“Não tinha a devida consciência, nunca tive ideia de que aquilo poderia constituir uma tentativa de extorsão. Hoje em dia reconheço que o comportamento que tive pode ser enquadrado num crime de extorsão na forma tentada. Mas, naquela altura, agi com a maior naturalidade”, afirmou o criador da plataforma eletrónica na sessão do julgamento em curso no Juízo Central Criminal de Lisboa.

Continuando a responder às perguntas do coletivo de juízes, Rui Pinto explicou que o mail enviado ao CEO da Doyen, a insistir para que houvesse uma resolução na situação de divulgação de documentos do fundo de investimento através do Football Leaks, “foi um bluff, como tantos outros”, com vista a pressionar a Doyen.

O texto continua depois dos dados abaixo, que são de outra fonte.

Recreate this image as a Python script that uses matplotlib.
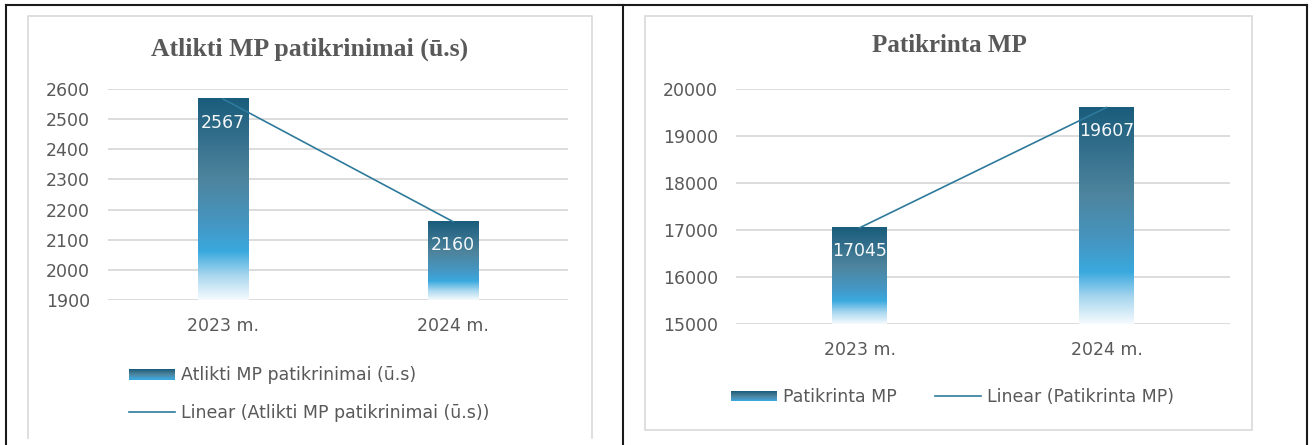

Perante o email enviado por Aníbal Pinto a Pedro Henriques (advogado de Nélio Lucas), a levantar a possibilidade de estar em causa um crime, o jovem confessou não ter então real noção das coisas: “Em algum período terá sido usada a expressão chantagem ou extorsão, mas, na altura, não estava consciencializado do significado de extorsão. Houve uma altura, mas não me recordo se foi antes ou depois do encontro”.

O arguido afirmou inclusivamente que, para ele, extorsão era então “um palavrão como outro qualquer”, reiterando por várias vezes a “trapalhada” que esta situação representou. Por outro lado, disse não ter explicação para os valores que iria auferir no suposto contrato a estabelecer com a Doyen (25 mil euros anuais por cinco anos), muito abaixo dos 300 mil euros que caberiam a Aníbal Pinto, o advogado que o estava a representar nesta matéria.

Contudo, Rui Pinto procurou mais tarde distanciar o reconhecimento da possível ocorrência de um crime com uma suposta prática efetiva da tentativa de extorsão, quando confrontado com o email de Aníbal Pinto para Pedro Henriques.

“O email diz ‘parece configurar’… Do parecer ao ser vai uma distância muito grande, fazia todo o sentido discutirem presencialmente o que estava em causa”, salientou, sem deixar de enfatizar que o propósito do encontro entre Aníbal Pinto, Nélio Lucas e Pedro Henriques era criar “espaço para uma reunião posterior” com o CEO da Doyen, mas já com um “documento que conseguisse blindar” a identidade de Rui Pinto.

Reconhecendo ficar “embasbacado” com alguns aspetos relatados no processo no que diz respeito à tentativa de extorsão, Rui Pinto assinalou que “a própria divulgação de documentos no Football Leaks já poderia constituir crime” e admitiu até que esteve tentado a aceitar um acordo com Nélio Lucas.

“O meu comportamento foi inqualificável. Balancei e pensei mesmo em aceitar o acordo com Nélio Lucas”, disse, apesar de ter frisado anteriormente que não tinha dado indicações a Aníbal Pinto para a elaboração de um contrato com a Doyen, acrescentando: “Estava no limiar de me vender àquela gente e de trair os meus princípios”.

Alegou também que já tinha desistido daquelas conversações, mas que foi por indicação de Aníbal Pinto que enviou um outro email a Nélio Lucas “para pôr por escrito uma desistência” relativamente à tentativa de extorsão.

O julgamento do processo Football Leaks continua na próxima segunda-feira, a partir das 09:30, com a continuação das declarações do principal arguido do caso, num momento em que o coletivo de juízes ainda vai sensivelmente a meio da acusação do Ministério Público.

Rui Pinto, de 33 anos, responde por um total de 90 crimes: 68 de acesso indevido, 14 de violação de correspondência, seis de acesso ilegítimo, visando entidades como o Sporting, a Doyen, a sociedade de advogados PLMJ, a Federação Portuguesa de Futebol (FPF) e a Procuradoria-Geral da República (PGR), e ainda por sabotagem informática à SAD do Sporting e por extorsão, na forma tentada. Este último crime diz respeito à Doyen e foi o que levou também à pronúncia do advogado Aníbal Pinto.

O criador do Football Leaks encontra-se em liberdade desde 07 de agosto de 2020, “devido à sua colaboração” com a Polícia Judiciária (PJ) e ao seu “sentido crítico”, mas está, por questões de segurança, inserido no programa de proteção de testemunhas em local não revelado e sob proteção policial.